Search the records for "this" and copy each line that holds it.

(A run of records)
+--
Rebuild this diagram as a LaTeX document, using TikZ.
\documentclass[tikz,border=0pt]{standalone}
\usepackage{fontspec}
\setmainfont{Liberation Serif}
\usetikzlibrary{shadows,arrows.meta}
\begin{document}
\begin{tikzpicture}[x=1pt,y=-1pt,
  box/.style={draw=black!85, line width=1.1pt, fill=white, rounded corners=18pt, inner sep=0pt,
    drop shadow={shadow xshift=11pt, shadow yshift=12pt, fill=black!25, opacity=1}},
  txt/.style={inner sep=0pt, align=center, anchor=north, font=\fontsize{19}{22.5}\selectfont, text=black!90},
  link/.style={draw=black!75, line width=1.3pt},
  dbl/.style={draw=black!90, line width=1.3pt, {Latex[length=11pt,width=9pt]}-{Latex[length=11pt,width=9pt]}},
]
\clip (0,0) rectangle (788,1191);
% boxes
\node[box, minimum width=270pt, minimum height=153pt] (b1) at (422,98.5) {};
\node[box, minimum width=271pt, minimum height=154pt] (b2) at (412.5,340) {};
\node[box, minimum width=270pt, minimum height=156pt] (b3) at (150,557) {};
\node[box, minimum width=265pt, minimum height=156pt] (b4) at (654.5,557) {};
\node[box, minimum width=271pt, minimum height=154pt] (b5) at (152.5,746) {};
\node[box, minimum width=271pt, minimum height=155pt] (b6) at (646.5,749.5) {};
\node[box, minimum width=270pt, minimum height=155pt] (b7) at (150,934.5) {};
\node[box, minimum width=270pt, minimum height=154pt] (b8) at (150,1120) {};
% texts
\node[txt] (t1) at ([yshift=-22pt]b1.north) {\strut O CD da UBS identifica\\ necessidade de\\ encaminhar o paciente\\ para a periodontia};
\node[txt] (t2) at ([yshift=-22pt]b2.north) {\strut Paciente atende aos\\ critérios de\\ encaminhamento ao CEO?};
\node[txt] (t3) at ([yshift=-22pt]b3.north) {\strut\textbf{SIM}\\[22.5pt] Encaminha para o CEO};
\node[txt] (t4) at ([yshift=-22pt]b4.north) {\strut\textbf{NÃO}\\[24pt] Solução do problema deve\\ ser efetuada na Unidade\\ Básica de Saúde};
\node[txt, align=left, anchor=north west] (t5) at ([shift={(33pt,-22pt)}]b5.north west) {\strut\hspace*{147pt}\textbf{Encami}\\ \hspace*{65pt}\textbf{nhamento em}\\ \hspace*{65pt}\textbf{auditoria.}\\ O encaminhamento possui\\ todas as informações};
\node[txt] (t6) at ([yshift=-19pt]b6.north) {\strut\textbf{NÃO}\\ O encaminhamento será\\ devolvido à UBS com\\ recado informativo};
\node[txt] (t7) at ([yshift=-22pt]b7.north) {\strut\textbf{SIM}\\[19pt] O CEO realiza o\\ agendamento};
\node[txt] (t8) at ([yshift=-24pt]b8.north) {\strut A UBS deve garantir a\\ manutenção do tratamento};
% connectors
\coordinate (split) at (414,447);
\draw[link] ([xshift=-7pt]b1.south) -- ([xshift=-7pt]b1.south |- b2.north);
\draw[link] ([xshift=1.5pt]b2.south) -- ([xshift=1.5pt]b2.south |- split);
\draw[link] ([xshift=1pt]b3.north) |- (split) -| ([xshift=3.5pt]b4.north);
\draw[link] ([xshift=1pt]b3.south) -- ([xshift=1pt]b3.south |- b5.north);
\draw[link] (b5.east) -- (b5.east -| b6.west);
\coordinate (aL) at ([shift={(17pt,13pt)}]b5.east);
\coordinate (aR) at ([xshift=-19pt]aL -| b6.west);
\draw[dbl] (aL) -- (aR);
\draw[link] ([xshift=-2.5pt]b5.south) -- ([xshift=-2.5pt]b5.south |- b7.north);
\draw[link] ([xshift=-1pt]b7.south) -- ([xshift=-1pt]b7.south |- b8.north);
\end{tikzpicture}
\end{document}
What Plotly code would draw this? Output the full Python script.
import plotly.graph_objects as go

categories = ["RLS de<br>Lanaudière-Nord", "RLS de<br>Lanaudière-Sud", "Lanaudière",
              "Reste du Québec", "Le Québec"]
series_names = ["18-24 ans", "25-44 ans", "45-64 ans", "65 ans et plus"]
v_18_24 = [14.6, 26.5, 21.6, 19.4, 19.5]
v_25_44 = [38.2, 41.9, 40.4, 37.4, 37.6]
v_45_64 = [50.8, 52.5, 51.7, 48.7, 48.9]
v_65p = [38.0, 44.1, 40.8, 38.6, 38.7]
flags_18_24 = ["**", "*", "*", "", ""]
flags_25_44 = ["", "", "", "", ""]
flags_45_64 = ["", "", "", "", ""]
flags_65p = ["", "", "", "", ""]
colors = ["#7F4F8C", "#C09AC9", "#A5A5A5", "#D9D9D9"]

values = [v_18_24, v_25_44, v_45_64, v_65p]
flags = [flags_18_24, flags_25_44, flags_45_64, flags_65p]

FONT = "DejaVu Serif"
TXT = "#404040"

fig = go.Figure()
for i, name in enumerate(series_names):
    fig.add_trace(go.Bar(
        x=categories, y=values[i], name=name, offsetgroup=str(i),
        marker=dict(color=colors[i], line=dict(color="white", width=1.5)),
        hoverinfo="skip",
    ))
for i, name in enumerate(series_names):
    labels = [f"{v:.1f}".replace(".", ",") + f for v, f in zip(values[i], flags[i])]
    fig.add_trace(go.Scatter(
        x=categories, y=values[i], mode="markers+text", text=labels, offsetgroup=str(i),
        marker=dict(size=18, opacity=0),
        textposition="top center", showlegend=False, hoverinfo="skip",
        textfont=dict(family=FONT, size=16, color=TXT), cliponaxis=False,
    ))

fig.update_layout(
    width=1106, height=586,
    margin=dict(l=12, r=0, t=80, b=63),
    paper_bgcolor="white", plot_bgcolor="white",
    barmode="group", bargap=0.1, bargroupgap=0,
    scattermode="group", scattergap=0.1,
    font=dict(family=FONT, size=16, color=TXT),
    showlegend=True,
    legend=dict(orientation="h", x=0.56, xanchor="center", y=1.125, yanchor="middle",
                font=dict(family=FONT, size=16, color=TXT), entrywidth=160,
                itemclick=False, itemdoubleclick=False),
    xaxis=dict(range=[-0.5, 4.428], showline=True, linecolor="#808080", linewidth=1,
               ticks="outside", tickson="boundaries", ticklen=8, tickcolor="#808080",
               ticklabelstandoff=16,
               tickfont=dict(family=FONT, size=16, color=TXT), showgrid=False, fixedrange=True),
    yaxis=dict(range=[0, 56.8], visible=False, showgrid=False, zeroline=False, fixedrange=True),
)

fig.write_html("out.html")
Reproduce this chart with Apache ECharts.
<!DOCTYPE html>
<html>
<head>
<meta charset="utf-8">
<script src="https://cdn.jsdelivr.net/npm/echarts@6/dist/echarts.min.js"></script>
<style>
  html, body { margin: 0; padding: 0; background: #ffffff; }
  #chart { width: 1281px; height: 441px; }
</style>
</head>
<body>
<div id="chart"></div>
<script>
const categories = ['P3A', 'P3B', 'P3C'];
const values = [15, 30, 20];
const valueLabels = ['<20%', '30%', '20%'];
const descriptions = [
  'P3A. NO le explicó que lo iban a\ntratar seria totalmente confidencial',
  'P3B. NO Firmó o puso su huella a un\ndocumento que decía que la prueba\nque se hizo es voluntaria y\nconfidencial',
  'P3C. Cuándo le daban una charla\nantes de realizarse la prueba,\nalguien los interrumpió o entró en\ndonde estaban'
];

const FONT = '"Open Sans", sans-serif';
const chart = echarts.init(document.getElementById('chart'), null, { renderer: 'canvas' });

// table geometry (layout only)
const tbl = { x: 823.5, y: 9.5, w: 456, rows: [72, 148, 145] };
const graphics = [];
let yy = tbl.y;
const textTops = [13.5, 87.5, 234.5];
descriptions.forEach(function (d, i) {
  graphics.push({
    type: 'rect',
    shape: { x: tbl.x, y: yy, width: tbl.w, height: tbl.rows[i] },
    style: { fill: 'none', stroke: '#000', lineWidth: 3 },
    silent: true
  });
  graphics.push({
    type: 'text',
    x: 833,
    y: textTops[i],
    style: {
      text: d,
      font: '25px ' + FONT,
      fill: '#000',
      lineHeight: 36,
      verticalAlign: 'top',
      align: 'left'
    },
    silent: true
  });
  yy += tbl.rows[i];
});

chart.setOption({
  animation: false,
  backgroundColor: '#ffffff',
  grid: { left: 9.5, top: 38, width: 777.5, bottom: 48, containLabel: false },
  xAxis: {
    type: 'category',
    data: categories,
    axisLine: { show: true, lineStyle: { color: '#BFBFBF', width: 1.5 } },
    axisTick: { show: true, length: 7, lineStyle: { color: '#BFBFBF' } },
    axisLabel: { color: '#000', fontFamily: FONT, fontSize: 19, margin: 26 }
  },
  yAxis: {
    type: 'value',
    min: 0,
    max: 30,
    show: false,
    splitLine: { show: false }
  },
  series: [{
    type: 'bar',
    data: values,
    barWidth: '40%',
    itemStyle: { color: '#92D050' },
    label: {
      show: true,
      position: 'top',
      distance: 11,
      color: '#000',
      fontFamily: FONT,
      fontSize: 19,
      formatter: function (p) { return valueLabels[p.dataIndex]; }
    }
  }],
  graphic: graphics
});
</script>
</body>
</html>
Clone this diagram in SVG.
+--
• **Problem solution**:
Rebuild this diagram as a LaTeX document, using TikZ.
What Plotly code would draw this? Output the full Python script.
Reproduce this chart with Apache ECharts.
Clone this diagram in SVG.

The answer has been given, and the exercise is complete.